A typical response from someone who completes Apples & Oranges is “Now I get the big picture! I see how everything fits together and why we are doing what we are doing.”

The Big Picture and the Details – the Ecological Perspective

Apples & Oranges fits very neatly with the ecological/systems perspective on management, the essence of which is that contexts matter. One cannot look at any aspect of a complex organization in isolation; one has to look at it in context. Once you have the big picture, the details become much more meaningful. This is where the analogical approach to systems thinking really shows its benefits by using analogies drawn from nature and symbols like the infinity loop of the ecocycle to remind people of the big picture. Once they have the big context it becomes much easier to fit everything else together.
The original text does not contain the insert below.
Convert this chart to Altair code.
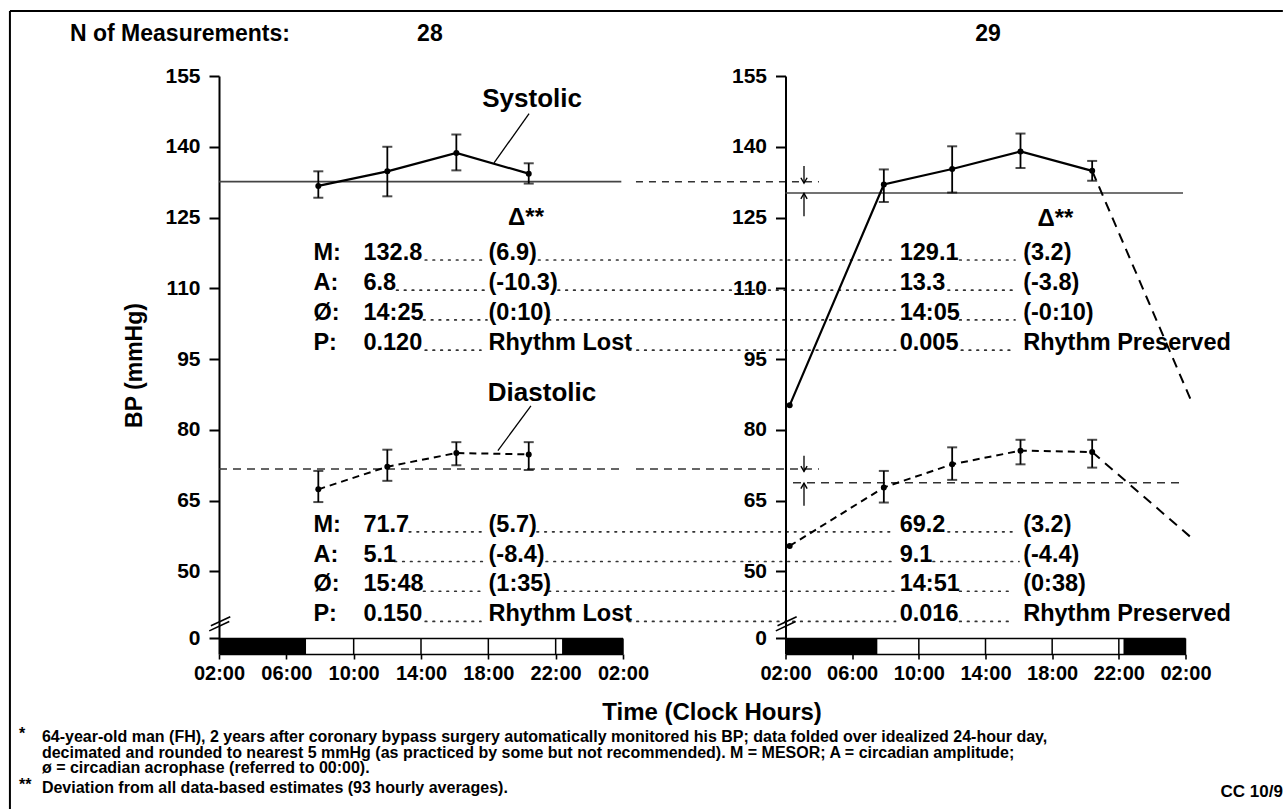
import altair as alt
import pandas as pd

FONT = "Liberation Sans"

# ---------------- values ----------------
hours = [7.9, 12.0, 16.1, 20.4]

# left panel (N = 28)
left_sys = [131.7, 134.8, 138.7, 134.3]
left_sys_lo = [129.2, 129.5, 135.0, 132.2]
left_sys_hi = [134.8, 140.0, 142.6, 136.5]
left_dia = [67.4, 72.2, 75.1, 74.8]
left_dia_lo = [64.7, 69.2, 72.5, 71.5]
left_dia_hi = [71.3, 75.8, 77.4, 77.4]

# right panel (N = 29)
right_hours = [2.25, 7.9, 12.0, 16.1, 20.4]
right_sys = [85.2, 132.0, 135.3, 139.0, 134.9]
right_dia = [55.4, 67.8, 72.7, 75.6, 75.3]
right_sys_lo = [128.3, 130.3, 135.5, 132.8]
right_sys_hi = [135.2, 140.1, 142.8, 137.0]
right_dia_lo = [64.6, 69.4, 72.7, 72.0]
right_dia_hi = [71.3, 76.3, 77.9, 77.9]
tail_hours = [20.4, 26.3]
right_sys_tail = [134.9, 86.5]
right_dia_tail = [75.3, 57.3]

# MESOR reference lines
left_sys_mesor = 132.6
right_sys_mesor = 130.2
left_dia_mesor = 71.7
right_dia_mesor = 68.8

# statistics text
row_labels = ["M:", "A:", "\u00d8:", "P:"]
left_sys_vals = ["132.8", "6.8", "14:25", "0.120"]
left_sys_dev = ["(6.9)", "(-10.3)", "(0:10)", "Rhythm Lost"]
right_sys_vals = ["129.1", "13.3", "14:05", "0.005"]
right_sys_dev = ["(3.2)", "(-3.8)", "(-0:10)", "Rhythm Preserved"]
left_dia_vals = ["71.7", "5.1", "15:48", "0.150"]
left_dia_dev = ["(5.7)", "(-8.4)", "(1:35)", "Rhythm Lost"]
right_dia_vals = ["69.2", "9.1", "14:51", "0.016"]
right_dia_dev = ["(3.2)", "(-4.4)", "(0:38)", "Rhythm Preserved"]
sys_rows = [116.0, 109.6, 103.3, 96.9]
dia_rows = [58.4, 52.1, 45.8, 39.4]

# dotted leaders (start, end) per row
left_sys_lead1 = [(14.25, 17.92), (12.55, 17.92), (14.15, 17.92), (14.25, 17.56)]
left_sys_lead2 = [(20.98, 42.19), (22.14, 42.19), (21.60, 42.19), (26.36, 42.19)]
left_dia_lead1 = [(13.3, 17.80), (12.45, 17.80), (14.15, 17.80), (14.25, 17.56)]
left_dia_lead2 = [(20.89, 42.19), (21.43, 42.19), (21.60, 42.19), (26.36, 42.19)]
right_sys_lead = [(12.45, 15.77), (11.75, 15.77), (12.45, 15.77), (12.55, 15.77)]
right_dia_lead = [(11.75, 15.65), (10.85, 16.01), (12.45, 15.65), (12.45, 15.65)]

hour_ticks = [2, 6, 10, 14, 18, 22, 26]
bp_ticks = [155, 140, 125, 110, 95, 80, 65, 50, 35.8]
box_top, box_bottom = 35.8, 32.5

footnotes = [
    "64-year-old man (FH), 2 years after coronary bypass surgery automatically monitored his BP; data folded over idealized 24-hour day,",
    "decimated and rounded to nearest 5 mmHg (as practiced by some but not recommended).  M = MESOR; A = circadian amplitude;",
    "\u00f8 = circadian acrophase (referred to 00:00).",
    "Deviation from all data-based estimates (93 hourly averages).",
]
footnote_marks = ["*", "**"]

# ---------------- scales and axes ----------------
xs = alt.Scale(domain=[2, 26], nice=False, zero=False)
ys = alt.Scale(domain=[box_bottom, 155], nice=False, zero=False)

XA = alt.Axis(values=hour_ticks,
              labelExpr="(datum.value % 24 < 10 ? '0' : '') + (datum.value % 24) + ':00'",
              title=None, grid=False, domainColor="black", domainWidth=1.6,
              tickColor="black", tickWidth=1.6, tickSize=5,
              labelFont=FONT, labelFontSize=20, labelFontWeight="bold", labelColor="black",
              labelPadding=4, labelFlush=False, labelOverlap=False)


def yaxis(title):
    kw = dict(values=bp_ticks, labelExpr="datum.value < 40 ? '0' : datum.label",
              grid=False, domainColor="black", domainWidth=2,
              tickColor="black", tickWidth=2, tickSize=10,
              labelFont=FONT, labelFontSize=21, labelFontWeight="bold", labelColor="black",
              labelPadding=9, labelOverlap=False)
    if title:
        kw.update(title=title, titleFont=FONT, titleFontSize=23, titleFontWeight="bold",
                  titleColor="black", titlePadding=18)
    else:
        kw["title"] = None
    return alt.Axis(**kw)


YL = yaxis("BP (mmHg)")
YR = yaxis(None)


def segs(df, ya, **mk):
    return alt.Chart(df).mark_rule(clip=False, **mk).encode(
        x=alt.X("x:Q", scale=xs, axis=XA), x2="x2:Q",
        y=alt.Y("y:Q", scale=ys, axis=ya), y2="y2:Q")


def rects(df, ya, **mk):
    return alt.Chart(df).mark_rect(clip=False, **mk).encode(
        x=alt.X("x:Q", scale=xs, axis=XA), x2="x2:Q",
        y=alt.Y("y:Q", scale=ys, axis=ya), y2="y2:Q")


def texts(df, ya, **mk):
    return alt.Chart(df).mark_text(clip=False, font=FONT, color="black", **mk).encode(
        x=alt.X("x:Q", scale=xs, axis=XA),
        y=alt.Y("y:Q", scale=ys, axis=ya), text="text:N")


def line(xv, yv, ya, **mk):
    df = pd.DataFrame({"x": xv, "y": yv})
    return alt.Chart(df).mark_line(clip=False, color="black", **mk).encode(
        x=alt.X("x:Q", scale=xs, axis=XA), y=alt.Y("y:Q", scale=ys, axis=ya))


def pts(xv, yv, ya):
    df = pd.DataFrame({"x": xv, "y": yv})
    return alt.Chart(df).mark_point(filled=True, color="black", size=36, opacity=1).encode(
        x=alt.X("x:Q", scale=xs, axis=XA), y=alt.Y("y:Q", scale=ys, axis=ya))


def errbars(xv, lo, hi, ya):
    df = pd.DataFrame({"x": xv, "x2": xv, "y": lo, "y2": hi})
    bars = segs(df, ya, color="black", strokeWidth=1.8)
    caps_df = pd.DataFrame({"x": list(xv) * 2, "y": list(lo) + list(hi)})
    caps = alt.Chart(caps_df).mark_tick(orient="horizontal", size=10, thickness=2, color="black").encode(
        x=alt.X("x:Q", scale=xs, axis=XA), y=alt.Y("y:Q", scale=ys, axis=ya))
    return [bars, caps]


def hline(x0, x1, y, ya, **mk):
    return segs(pd.DataFrame({"x": [x0], "x2": [x1], "y": [y], "y2": [y]}), ya, **mk)


def leaders(pairs, rows, ya):
    df = pd.DataFrame({"x": [p[0] for p in pairs], "x2": [p[1] for p in pairs], "y": rows, "y2": rows})
    return segs(df, ya, color="#333", strokeWidth=1.7, strokeDash=[1.6, 6.2], strokeCap="round")


def stat_block(xpos, strs, rows, ya, align="left"):
    df = pd.DataFrame({"x": [xpos] * len(strs), "y": rows, "text": strs})
    return texts(df, ya, align=align, baseline="alphabetic", fontSize=23.5, fontWeight="bold")


def panel_common(ya, dark):
    lay = []
    lay.append(rects(pd.DataFrame({"x": [d[0] for d in dark], "x2": [d[1] for d in dark],
                                   "y": [box_bottom] * 2, "y2": [box_top] * 2}), ya, color="black"))
    lay.append(hline(2, 26, box_top, ya, color="black", strokeWidth=1.6))
    inner = [6, 10, 14, 18, 22, 26]
    lay.append(segs(pd.DataFrame({"x": inner, "x2": inner, "y": [box_bottom] * 6, "y2": [box_top] * 6}),
                    ya, color="black", strokeWidth=1.5))
    brk = pd.DataFrame({"x": [1.52, 1.42], "x2": [2.67, 2.61], "y": [38.5, 37.4], "y2": [40.4, 39.4]})
    lay.append(segs(brk, ya, color="black", strokeWidth=1.6))
    return lay


# ---------------- left panel ----------------
frame_left, frame_right, frame_top, frame_bottom = -10.42, 65.2, 168.8, -1.8

L = []
L.append(segs(pd.DataFrame({"x": [frame_left, frame_left], "x2": [frame_left, frame_right],
                            "y": [frame_top, frame_top], "y2": [frame_bottom, frame_top]}),
              YL, color="black", strokeWidth=2))
L += panel_common(YL, [(2, 7.17), (22.38, 26)])
L.append(hline(2, 25.9, left_sys_mesor, YL, color="#444", strokeWidth=1.7))
L.append(hline(26.77, 37.64, left_sys_mesor, YL, color="#333", strokeWidth=1.6, strokeDash=[7, 6]))
L.append(hline(2, 25.9, left_dia_mesor, YL, color="#333", strokeWidth=1.6, strokeDash=[8, 6]))
L.append(hline(26.77, 37.64, left_dia_mesor, YL, color="#333", strokeWidth=1.6, strokeDash=[8, 6]))
L.append(line(hours, left_sys, YL, strokeWidth=2.2))
L.append(line(hours, left_dia, YL, strokeWidth=2, strokeDash=[7, 5]))
L += errbars(hours, left_sys_lo, left_sys_hi, YL)
L += errbars(hours, left_dia_lo, left_dia_hi, YL)
L.append(pts(hours, left_sys, YL))
L.append(pts(hours, left_dia, YL))
# series names with their pointer lines
L.append(texts(pd.DataFrame({"x": [20.6, 21.19], "y": [150.1, 87.8], "text": ["Systolic", "Diastolic"]}),
               YL, align="center", baseline="middle", fontSize=26, fontWeight="bold"))
L.append(segs(pd.DataFrame({"x": [20.42, 20.53], "x2": [18.34, 18.57], "y": [147.0, 85.1], "y2": [136.6, 75.6]}),
              YL, color="black", strokeWidth=1.3))
# statistics
L.append(leaders(left_sys_lead1, sys_rows, YL))
L.append(leaders(left_sys_lead2, sys_rows, YL))
L.append(leaders(left_dia_lead1, dia_rows, YL))
L.append(leaders(left_dia_lead2, dia_rows, YL))
L.append(stat_block(7.61, row_labels, sys_rows, YL))
L.append(stat_block(10.58, left_sys_vals, sys_rows, YL))
L.append(stat_block(18.01, left_sys_dev, sys_rows, YL))
L.append(stat_block(7.61, row_labels, dia_rows, YL))
L.append(stat_block(10.58, left_dia_vals, dia_rows, YL))
L.append(stat_block(18.01, left_dia_dev, dia_rows, YL))
L.append(texts(pd.DataFrame({"x": [20.24], "y": [125.0], "text": ["\u0394**"]}),
               YL, align="center", baseline="middle", fontSize=24, fontWeight="bold"))
# header, axis title, footnotes
L.append(texts(pd.DataFrame({"x": [-6.85], "y": [163.9], "text": ["N of Measurements:"]}),
               YL, align="left", baseline="middle", fontSize=23, fontWeight="bold"))
L.append(texts(pd.DataFrame({"x": [14.53], "y": [163.9], "text": ["28"]}),
               YL, align="center", baseline="middle", fontSize=23, fontWeight="bold"))
L.append(texts(pd.DataFrame({"x": [31.29], "y": [20.0], "text": ["Time (Clock Hours)"]}),
               YL, align="center", baseline="middle", fontSize=24, fontWeight="bold"))
L.append(texts(pd.DataFrame({"x": [-8.52] * 4, "y": [14.9, 11.6, 8.4, 4.1], "text": footnotes}),
               YL, align="left", baseline="middle", fontSize=16, fontWeight="bold"))
L.append(texts(pd.DataFrame({"x": [-9.88, -9.88], "y": [15.5, 4.7], "text": footnote_marks}),
               YL, align="left", baseline="middle", fontSize=16, fontWeight="bold"))

left = alt.layer(*L).properties(width=404, height=578)

# ---------------- right panel ----------------
R = []
R += panel_common(YR, [(2, 7.51), (22.28, 26)])
R.append(hline(2, 25.85, right_sys_mesor, YR, color="#444", strokeWidth=1.7))
R.append(hline(2.45, 25.85, right_dia_mesor, YR, color="#333", strokeWidth=1.6, strokeDash=[8, 6]))
# arrows marking the MESOR change
arrow_x = 3.11
R.append(segs(pd.DataFrame({"x": [arrow_x] * 4, "x2": [arrow_x] * 4,
                            "y": [135.9, 125.3, 74.5, 63.9], "y2": [132.3, 130.1, 71.2, 68.7]}),
              YR, color="black", strokeWidth=1.3))
R.append(alt.Chart(pd.DataFrame({"x": [arrow_x, arrow_x], "y": [132.3, 71.2]}))
         .mark_point(shape="M-0.7,-1.2L0,0L0.7,-1.2", filled=False, color="black", strokeWidth=1.4, size=80, opacity=1)
         .encode(x=alt.X("x:Q", scale=xs, axis=XA), y=alt.Y("y:Q", scale=ys, axis=YR)))
R.append(alt.Chart(pd.DataFrame({"x": [arrow_x, arrow_x], "y": [130.1, 68.7]}))
         .mark_point(shape="M-0.7,1.2L0,0L0.7,1.2", filled=False, color="black", strokeWidth=1.4, size=80, opacity=1)
         .encode(x=alt.X("x:Q", scale=xs, axis=XA), y=alt.Y("y:Q", scale=ys, axis=YR)))
R.append(line(right_hours, right_sys, YR, strokeWidth=2.2))
R.append(line(tail_hours, right_sys_tail, YR, strokeWidth=2, strokeDash=[10, 7]))
R.append(line(right_hours, right_dia, YR, strokeWidth=2, strokeDash=[7, 5]))
R.append(line(tail_hours, right_dia_tail, YR, strokeWidth=2, strokeDash=[10, 7]))
R += errbars(right_hours[1:], right_sys_lo, right_sys_hi, YR)
R += errbars(right_hours[1:], right_dia_lo, right_dia_hi, YR)
R.append(pts(right_hours, right_sys, YR))
R.append(pts(right_hours, right_dia, YR))
R.append(leaders(right_sys_lead, sys_rows, YR))
R.append(leaders(right_dia_lead, dia_rows, YR))
R.append(stat_block(8.85, right_sys_vals, sys_rows, YR))
R.append(stat_block(16.26, right_sys_dev, sys_rows, YR))
R.append(stat_block(8.85, right_dia_vals, dia_rows, YR))
R.append(stat_block(16.26, right_dia_dev, dia_rows, YR))
R.append(texts(pd.DataFrame({"x": [18.2], "y": [124.6], "text": ["\u0394**"]}),
               YR, align="center", baseline="middle", fontSize=24, fontWeight="bold"))
R.append(texts(pd.DataFrame({"x": [14.15], "y": [163.9], "text": ["29"]}),
               YR, align="center", baseline="middle", fontSize=23, fontWeight="bold"))
R.append(texts(pd.DataFrame({"x": [28.1], "y": [3.3], "text": ["CC 10/9"]}),
               YR, align="left", baseline="middle", fontSize=17, fontWeight="bold"))

right = alt.layer(*R).properties(width=400, height=578)

chart = (
    alt.hconcat(left, right, spacing=162.5, bounds="flush")
    .properties(padding={"left": 8, "top": 9, "right": 0, "bottom": 0}, background="white")
    .configure_view(stroke=None)
)

chart.save("out.html", embed_options={"renderer": "svg", "actions": False})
The Need for Good Simulations

Ideally one would like all education to consist of meaningful learning experiences. When it comes to management the evidence from the Center for Creative Leadership (CCL) is that this is usually the case. Executives typically list their greatest learning experiences as: 

  1. 1.    Challenging assignments
  2. 2.    Significant bosses, and
  3. 3.    Hardships – setbacks and reversals

Ideally good simulations should mimic these experiences but in a safe context and with a much accelerated timeframe. Unfortunately good physical simulations that cover the entire field are hard to find. Computer-based simulations are common but unless they are multimedia they tend to be unappealing. Data on screens is not much more meaningful than data on paper. Harvard Business School is starting to put out some good multimedia cases and I have found the cases build around movies produce by Hartwick College to be very powerful. After last week’s experience with the new, improved Apples & Oranges I have also made a mental note to take a look at the other products produced by Celemi.